A local teacher is helping kids across the United States, and around the world, come to grips with the terrorist attacks of last Sept. 11.
Kate Woods, a supply teacher with the Rainy River District School Board, came up with a project more than a year ago that helps kids define what it means to be a Canadian.
But that project now is being used by hundreds of different teachers—mostly in the U.S.—to define what it means to be an American and how Sept. 11 has changed that.
“I’m honoured that people want to use it all over the world to talk about Sept. 11,” Woods said.
The project, entitled “What it means to be a Canadian,” lets kids work in groups to explore their feelings on the subject.
Students create a Canadian flag on a sheet of Bristol board. On one half are quotes and pictures outlining the media’s perception of being Canadian.
On the other half, students have quotes and pictures from themselves, their friends, and family about their views of being Canadian.
“For Canadians, it is important to think about the media and the messages we receive about our identity and compare them to our own experiences,” Woods explained.
“It’s important that their experience matters, too. It matters as much as what the media says,” she stressed.

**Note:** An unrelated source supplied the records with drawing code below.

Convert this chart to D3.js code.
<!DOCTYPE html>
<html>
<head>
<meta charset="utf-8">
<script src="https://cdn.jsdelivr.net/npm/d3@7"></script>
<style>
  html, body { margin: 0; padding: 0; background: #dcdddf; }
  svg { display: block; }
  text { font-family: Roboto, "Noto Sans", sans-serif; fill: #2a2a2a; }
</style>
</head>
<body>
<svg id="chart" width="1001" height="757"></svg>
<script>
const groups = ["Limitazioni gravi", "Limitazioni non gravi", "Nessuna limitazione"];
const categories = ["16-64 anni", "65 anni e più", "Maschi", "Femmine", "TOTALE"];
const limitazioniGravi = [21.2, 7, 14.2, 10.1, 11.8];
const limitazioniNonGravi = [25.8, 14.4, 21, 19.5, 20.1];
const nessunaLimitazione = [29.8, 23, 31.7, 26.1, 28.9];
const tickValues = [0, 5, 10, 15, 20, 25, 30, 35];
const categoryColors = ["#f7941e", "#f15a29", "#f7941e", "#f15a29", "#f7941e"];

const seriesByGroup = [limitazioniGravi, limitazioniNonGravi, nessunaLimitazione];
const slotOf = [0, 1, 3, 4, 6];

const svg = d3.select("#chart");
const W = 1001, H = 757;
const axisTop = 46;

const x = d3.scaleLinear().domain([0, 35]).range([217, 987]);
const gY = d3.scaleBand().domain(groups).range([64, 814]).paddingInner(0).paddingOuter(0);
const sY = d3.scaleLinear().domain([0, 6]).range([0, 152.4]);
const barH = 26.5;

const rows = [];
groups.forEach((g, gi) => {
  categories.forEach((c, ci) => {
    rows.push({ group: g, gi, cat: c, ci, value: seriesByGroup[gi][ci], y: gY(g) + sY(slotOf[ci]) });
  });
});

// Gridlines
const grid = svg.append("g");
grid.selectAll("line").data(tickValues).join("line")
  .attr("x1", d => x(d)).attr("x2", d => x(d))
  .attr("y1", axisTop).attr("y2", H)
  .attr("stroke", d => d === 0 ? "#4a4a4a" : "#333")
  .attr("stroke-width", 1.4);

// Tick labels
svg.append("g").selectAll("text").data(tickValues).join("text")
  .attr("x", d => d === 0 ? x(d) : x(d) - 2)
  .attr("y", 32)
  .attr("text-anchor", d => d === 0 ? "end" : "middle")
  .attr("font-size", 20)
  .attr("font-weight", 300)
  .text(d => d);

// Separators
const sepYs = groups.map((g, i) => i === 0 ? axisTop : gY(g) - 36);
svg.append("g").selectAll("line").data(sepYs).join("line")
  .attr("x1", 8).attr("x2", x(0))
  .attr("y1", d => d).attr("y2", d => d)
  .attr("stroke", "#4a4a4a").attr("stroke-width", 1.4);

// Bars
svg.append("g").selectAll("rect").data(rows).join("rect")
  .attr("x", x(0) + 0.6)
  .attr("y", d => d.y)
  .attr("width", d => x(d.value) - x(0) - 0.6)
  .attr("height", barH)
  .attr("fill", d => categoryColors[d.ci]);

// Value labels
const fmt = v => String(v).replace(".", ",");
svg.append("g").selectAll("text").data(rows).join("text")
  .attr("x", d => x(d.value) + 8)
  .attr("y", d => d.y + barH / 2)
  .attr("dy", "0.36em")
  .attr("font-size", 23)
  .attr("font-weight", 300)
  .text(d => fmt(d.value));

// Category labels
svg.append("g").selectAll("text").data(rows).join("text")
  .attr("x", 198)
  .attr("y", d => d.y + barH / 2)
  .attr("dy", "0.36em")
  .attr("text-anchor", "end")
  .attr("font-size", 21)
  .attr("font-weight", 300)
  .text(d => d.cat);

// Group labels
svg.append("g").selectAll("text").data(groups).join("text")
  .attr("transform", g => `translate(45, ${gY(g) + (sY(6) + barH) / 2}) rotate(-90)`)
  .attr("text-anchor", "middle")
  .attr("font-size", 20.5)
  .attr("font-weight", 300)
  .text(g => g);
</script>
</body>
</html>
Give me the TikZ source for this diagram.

Woods created the project last year with the help of Fort Frances High School teacher Val Martindale for an English/Media Studies course. She then posted the lesson plan on TheLessonPlansPage.com—a Web site for teachers.
The project quickly was picked up by dozens—and eventually hundreds—of teachers across the U.S. as a way of teaching kids about Sept. 11.
“Sept. 11 raises a lot of questions and this is an opportunity for kids to talk about their feelings,” Woods said. “It’s a good way for Americans to reflect on what it means to be American before and after Sept. 11.”
Teachers from around the world also have contacted Woods about her project, asking for the “rubric” (or marking system). About one teacher a day contacts her, she said.
“With the incidents of 9/11 and the tightening of our basic freedoms, I have collected many newspaper and magazine articles,” wrote Mary Ellen Barker from Monson, Mass.
“I plan to modify your idea of the flag to show how special our liberties are, and the cause and effect of the terrorist acts on our personal and national identities,” she noted.
“Thank you so much for this lesson,” added Elizabeth Craft of Schenectady, N.Y. “I appreciate your generous efforts. They paid off so well, and my senior media class has proudly displayed their work on a bulletin board by the cafeteria.”
Knowing that in classrooms across the U.S. her project is helping kids come to grips with who they are, and helping them deal with the anniversary of the terrorist attacks, hits home for Woods.
“It’s also really personal for me,” she noted. “I feel now that I’m attached to Sept. 11 and knowing I’m helping people deal with that.”